On July 22, multiple families with tentative arrangements at SCI-owned Blake-Lamb opted to hold funeral services at nearby Curley Funeral Home in Chicago Heights. The following day, families with upcoming arrangements at SCI-owned Piser Funeral Home in Skokie moved to Chicago Jewish Funerals in the same community. Other families with arrangements at Malec and Drake and Son funeral homes in Chicago transferred their services to Colonial Wojciechowski funeral homes in Chicago and Niles.

Out of respect for the departed, the Teamsters have withheld the names of these families.

Striking Teamsters have also reached out to many families who’ve shown their support with donations of flowers and words of thanks for honoring the ongoing pickets.

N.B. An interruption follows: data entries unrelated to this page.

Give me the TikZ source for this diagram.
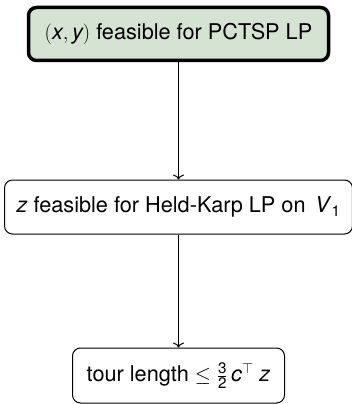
\documentclass[tikz,border=0pt]{standalone}
\usepackage{amsmath}
\usepackage{fontspec}
\setmainfont{TeX Gyre Heros}
\usetikzlibrary{arrows.meta}

\definecolor{lpgreen}{RGB}{213,227,211}

\tikzset{
  stepbox/.style={draw, rounded corners=8pt, line width=1pt, minimum height=54pt,
    inner xsep=12pt, font=\fontsize{21.7}{26}\selectfont},
  startbox/.style={stepbox, fill=lpgreen, line width=3.5pt},
  flow/.style={-{To[length=5pt, width=11pt]}, line width=1pt}
}

\begin{document}
\begin{tikzpicture}[x=1pt,y=-1pt]
\useasboundingbox (0,0) rectangle (351,404);
% three steps of the argument, top to bottom
\node[startbox, minimum width=300pt, minimum height=53pt] (lp) at (178.5,34)
  {$(\textit{x}, \textit{y})$ feasible for PCTSP LP};
\node[stepbox, minimum width=338pt] (hk) at (178.5,207)
  {\textit{z} feasible for Held-Karp LP on \,\textit{V}$_{\text{1}}$};
\node[stepbox, minimum width=212pt, minimum height=55pt] (tour) at (178.5,375.5)
  {tour length $\leq \frac{\text{3}}{\text{2}}\,\textit{c}^{\top}\;\textit{z}$};
\draw[flow] (lp) -- (hk);
\draw[flow] (hk) -- (tour);
\end{tikzpicture}
\end{document}
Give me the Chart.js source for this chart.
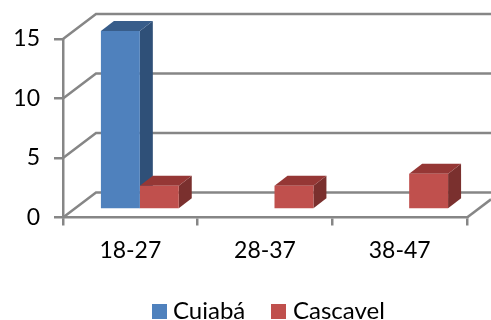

“Any family who makes the choice to oppose SCI and patronize alternative homes at this time will forever be a friend of the Teamsters,” Coli said. “Funeral directors and drivers you see on the picket line have been pillars of support within their communities for generations and they are so grateful for the resolve Chicago families have shown by transferring their funeral services. Whether or not families stop by the picket lines for more information or just offer a friendly honk as they drive by, the Teamsters are touched by all of the support.”

Since pickets began, more than 90 religious leaders and Chicago clergy have also stood strong with Teamster funeral directors, signing religious appeals to urge SCI to bargain in good faith with the union.

Teamsters Local 727 represents 59 funeral directors and drivers at Dignity Memorial funeral homes across Chicagoland. SCI forced workers out on the unfair labor practice strike nearly four weeks ago. The Teamsters have established a website ( and hotline (312-206-4123) to direct families to community-friendly funeral homes not affected by the labor action. A complete list of affected homes is available at the site.

Teamsters Local 727 has represented Chicago’s funeral directors and embalmers since 1946, and it represents more than 6,800 hardworking men and women in the greater Chicagoland area.